Preprocessing text data for natural language processing (NLP) is a crucial step that helps prepare your dataset for analysis. The goal is to clean and transform the raw text into a format that is easier for machine learning algorithms to work with. The primary steps typically involve cleaning the text, tokenization, and normalizing the data. By following these steps, you can ensure more effective analysis and improved model performance.
First, you should clean the text data by removing any irrelevant content. This includes punctuation, special characters, and white spaces that may not add value to your NLP tasks. For instance, you can use regular expressions to eliminate unnecessary symbols. Additionally, removing stopwords—common words like “and,” “the,” or “is”—is another important step, as they often do not contribute significant meaning and can lead to noise in your analysis. Another aspect to consider is lowering the text, which converts all characters to lowercase, ensuring that words like "Dog" and "dog" are treated the same.

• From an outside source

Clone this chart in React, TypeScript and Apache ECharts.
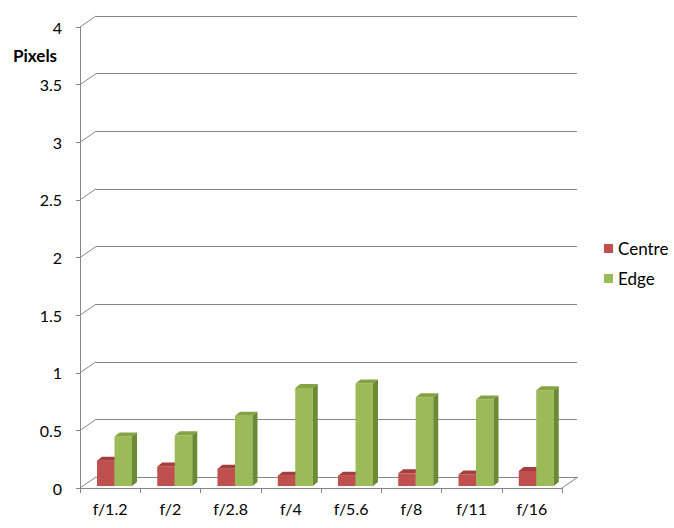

Next, tokenization is essential as it involves breaking down the text into individual words or tokens. This step allows you to focus on each word's context and frequency. You can use libraries like NLTK or spaCy, which provide built-in functions for tokenizing text efficiently. After tokenization, normalization techniques like stemming and lemmatization can further reduce the dimensionality of your data. Stemming cuts down words to their root form (e.g., “running” to “run”), while lemmatization does this more intelligently by considering the context, transforming “better” into “good.” After these processes, your text data will be much cleaner, giving you a solid foundation for any subsequent NLP tasks, like sentiment analysis or classification.